Top Japanese robotics and automation stocks to consider
Increased demand for automation is likely to fuel the growth of industrial robotics over the long term. With Japan at the helm of robotics, investors can look at these four robotics and automation stocks to capture the growth.
Keyence Corporation
One of the leading industrial automation companies, Keyence Corporation manufactures code readers, machine vision systems, microscopes, measuring systems, laser markers, and sensors. The primary client base of Keyence comprises semiconductors, automobiles, and home appliance sectors. Headquartered in Osaka, Keyence also has warehouse facilities across Asia, Europe, and the Americas.
The company saw a 19.3% year-on-year increase in its operating profit, reaching 498.9 bn yen ($3.32 bn) in the fiscal year ended March 2023. During this same period, Keyence Corporation’s revenue witnessed a 22.1% year-on-year rise, amounting to 922.4 bn yen ($6.14 bn).
Keyence Corporation, with a market capitalisation of 12.699 tn yen ($85 bn), has its shares traded on the Tokyo Stock Exchange (6861.T). Over the past year, the company’s stock has experienced a 9.96% surge. Keyence Corporation shares have a price-to-earnings ratio of 34.48 and a price-to-book ratio of 5.22.
SMC Corporation
Headquartered in Tokyo, SMC Corp is involved in the manufacturing and marketing of industrial automation devices and control equipment alongside sintered filters and other filtration equipment. The company has production facilities in several Japanese cities like Tsukuba, Yamatsuri, Soka, Shimotsuma, Tono, and Kamaishi. Besides Japan, SMC also has technical development centers in the US, Europe, and China.
The company saw a 13.3% year-on-year increase in its operating profit, reaching 258.2 bn yen ($1.72 bn) in the fiscal year ended March 2023. During this same period, SMC Corporation’s revenue witnessed a 13.4% year-on-year rise, amounting to 824.8 bn yen ($5.49 bn).
SMC Corporation, with a market capitalisation of 4.412 tn yen ($29 bn), has its shares traded on the Tokyo Stock Exchange (6273.T). Over the past year, the company’s stock has experienced a 21.24% surge. SMC Corporation shares have a price-to-earnings ratio of 22.06 and a price-to-book ratio of 2.30.
Fanuc Corporation
Fanuc or Fuji Automatic Numerical Control manufactures a wide array of robot models with differentiated features for the automotive, aerospace, consumer goods and education sectors. Its factories are in Yamanashi and Kagoshima, but it also has operations in Americas, Europe, and South Africa.
Fanuc’s robot division is in the growth stage and the company noted that the operating margin of this division is gradually improving. In August 2023, FANUC witnessed a major milestone of shipping a cumulative 1 million industrial robots since 1977.

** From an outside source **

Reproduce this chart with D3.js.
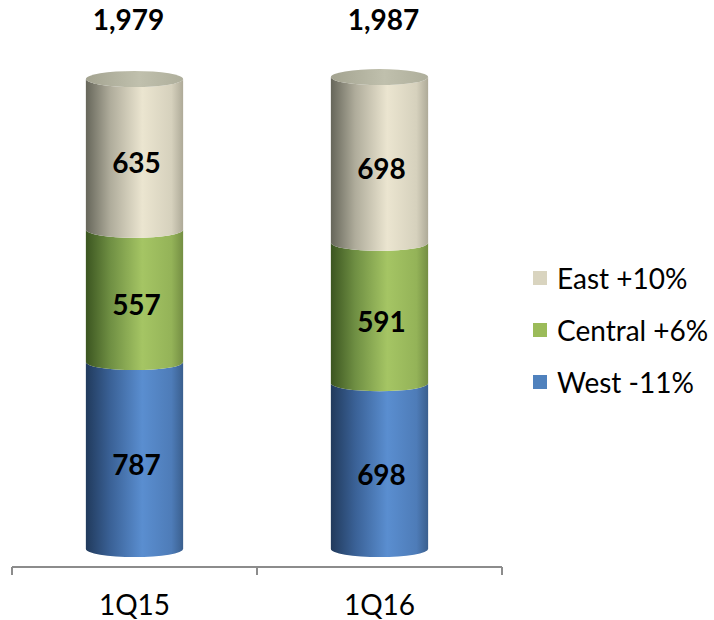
<!DOCTYPE html>
<html><head><meta charset="utf-8">
<script src="https://cdn.jsdelivr.net/npm/d3@7"></script>
<style>body{margin:0;background:#fff}svg{display:block}</style>
</head><body>
<script>
const categories = ["1Q15", "1Q16"];
const seriesNames = ["West", "Central", "East"];
const legendLabels = ["East +10%", "Central +6%", "West -11%"];
const westValues = [787, 698];
const centralValues = [557, 591];
const eastValues = [635, 698];
const totalLabels = ["1,979", "1,987"];

const W = 714, H = 620;
const svg = d3.select("body").append("svg").attr("width", W).attr("height", H);
const font = "Lato, 'Open Sans', sans-serif";

const data = categories.map((c, i) => ({cat: c, West: westValues[i], Central: centralValues[i], East: eastValues[i]}));
const stacked = d3.stack().keys(seriesNames)(data);

const x = d3.scaleBand().domain(categories).range([12, 502]).padding(0);
const y = d3.scaleLinear().domain([0, 2000]).range([549, 74]);
const cw = x.bandwidth() * 0.397;
const rx = cw / 2, ry = 8;

const grads = {
  West: [["0%", "#213a5c"], ["25%", "#3a6196"], ["58%", "#5a8ed0"], ["88%", "#4e7cb8"], ["100%", "#3a5f8e"]],
  Central: [["0%", "#3b5520"], ["25%", "#6f8f43"], ["58%", "#a5c564"], ["88%", "#94b358"], ["100%", "#748e43"]],
  East: [["0%", "#66665a"], ["25%", "#afac9b"], ["58%", "#ebe5d0"], ["88%", "#d6d1bd"], ["100%", "#aeaa98"]]
};
const defs = svg.append("defs");
Object.entries(grads).forEach(([k, stops]) => {
  const g = defs.append("linearGradient").attr("id", "g" + k).attr("x1", 0).attr("x2", 1).attr("y1", 0).attr("y2", 0);
  stops.forEach(s => g.append("stop").attr("offset", s[0]).attr("stop-color", s[1]));
});
const tg = defs.append("linearGradient").attr("id", "gTop").attr("x1", 0).attr("x2", 1).attr("y1", 0).attr("y2", 0);
[["0%", "#a3a390"], ["55%", "#c0c0ad"], ["100%", "#aeae9b"]].forEach(s => tg.append("stop").attr("offset", s[0]).attr("stop-color", s[1]));

function segPath(cx, yTop, yBot) {
  const xl = cx - rx, xr = cx + rx;
  return `M${xl},${yTop} L${xl},${yBot} A${rx},${ry} 0 0 0 ${xr},${yBot} L${xr},${yTop} A${rx},${ry} 0 0 1 ${xl},${yTop} Z`;
}

stacked.forEach(layer => {
  layer.forEach((d, i) => {
    const cx = x(categories[i]) + x.bandwidth() / 2;
    const yTop = y(d[1]), yBot = y(d[0]);
    svg.append("path").attr("d", segPath(cx, yTop, yBot)).attr("fill", `url(#g${layer.key})`);
    svg.append("text").attr("x", cx + 2).attr("y", (yTop + yBot) / 2 + ry)
      .attr("text-anchor", "middle").attr("dominant-baseline", "central")
      .attr("font-family", font).attr("font-weight", "bold").attr("font-size", 28)
      .text(d.data[layer.key]);
  });
});

// top ellipses and total labels
const topLayer = stacked[stacked.length - 1];
topLayer.forEach((d, i) => {
  const cx = x(categories[i]) + x.bandwidth() / 2;
  svg.append("ellipse").attr("cx", cx).attr("cy", y(d[1])).attr("rx", rx).attr("ry", ry)
    .attr("fill", "url(#gTop)");
  svg.append("text").attr("x", cx + (i === 0 ? -6 : 4)).attr("y", 19)
    .attr("text-anchor", "middle").attr("dominant-baseline", "central")
    .attr("font-family", font).attr("font-weight", "bold").attr("font-size", 28)
    .text(totalLabels[i]);
});

// axis
const axisG = svg.append("g").attr("transform", "translate(0,567)");
axisG.append("line").attr("x1", 12).attr("x2", 502).attr("stroke", "#8c8c8c").attr("stroke-width", 2);
const tickXs = [12, ...categories.map(c => x(c) + x.bandwidth())];
tickXs.forEach(tx => axisG.append("line").attr("x1", tx).attr("x2", tx).attr("y1", 0).attr("y2", 8).attr("stroke", "#8c8c8c").attr("stroke-width", 2));
categories.forEach(c => {
  axisG.append("text").attr("x", x(c) + x.bandwidth() / 2).attr("y", 48)
    .attr("text-anchor", "middle").attr("font-family", font).attr("font-size", 28).attr("fill", "#000").text(c);
});

// legend
const legColors = ["#d9d4bf", "#9bbb59", "#4f81bd"];
legendLabels.forEach((l, i) => {
  const ly = 278 + i * 52;
  svg.append("rect").attr("x", 533).attr("y", ly - 7).attr("width", 14).attr("height", 14).attr("fill", legColors[i]);
  svg.append("text").attr("x", 557).attr("y", ly).attr("dominant-baseline", "central")
    .attr("font-family", font).attr("font-size", 28).attr("fill", "#000").text(l);
});
</script>
</body></html>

For the fiscal year ending March 2023, the company saw a year-on-year increase of 16.2% in its revenue earnings, reaching 852 bn yen ($5.67 bn). During that same period, its operating profit came in at 191.4 bn yen ($1.27 bn), clocking in a 4.4% growth.
Fanuc shares are traded on the Tokyo Stock Exchange (6954.T). The company currently holds a market capitalisation of 3.473 tn yen ($23 bn). In the 6 months period between October 2022 to March 2023, Fanuc stock has experienced a rise of 13.5%. On March 31, 2023, the company underwent a 5-1 stock split, after which it posted a 23% drop till October 26, 2023. Additionally, its shares are characterised by a PE ratio of 21.93 and a price-to-book ratio of 2.22.
Yaskawa Electric Corporation
Yaskawa Electric is predominantly an electric equipment manufacturer, but it also has an eminent robotics line. Through Yaskawa Motoman, the company delivers high-quality industrial robots alongside fully integrated robotic automation systems. These robots are used for almost all industrial activities including welding, cutting, picking, and palletising. The company has operations across Americas, Europe, Asia-Pacific, the Middle East, and Africa.
For the fiscal year ending February 2023, the company’s operating income climbed 29.2% over the year to 68.3 bn yen ($0.45 bn). Additionally, Yaskawa Electric Corporation saw a year-on-year revenue increase of 16%, totalling 556 bn yen ($3.70 bn).
With a market capitalisation of 1.295 tn yen ($8.6 bn), the company is listed on the Tokyo Stock Exchange (6506.T). Its shares surged 24.8% over the past one year. Yaskawa Electric boasts a PE ratio of 24.77 and a price-to-book ratio of 4.20.
Editor’s note: All stock movement figures as of October 26, 2023.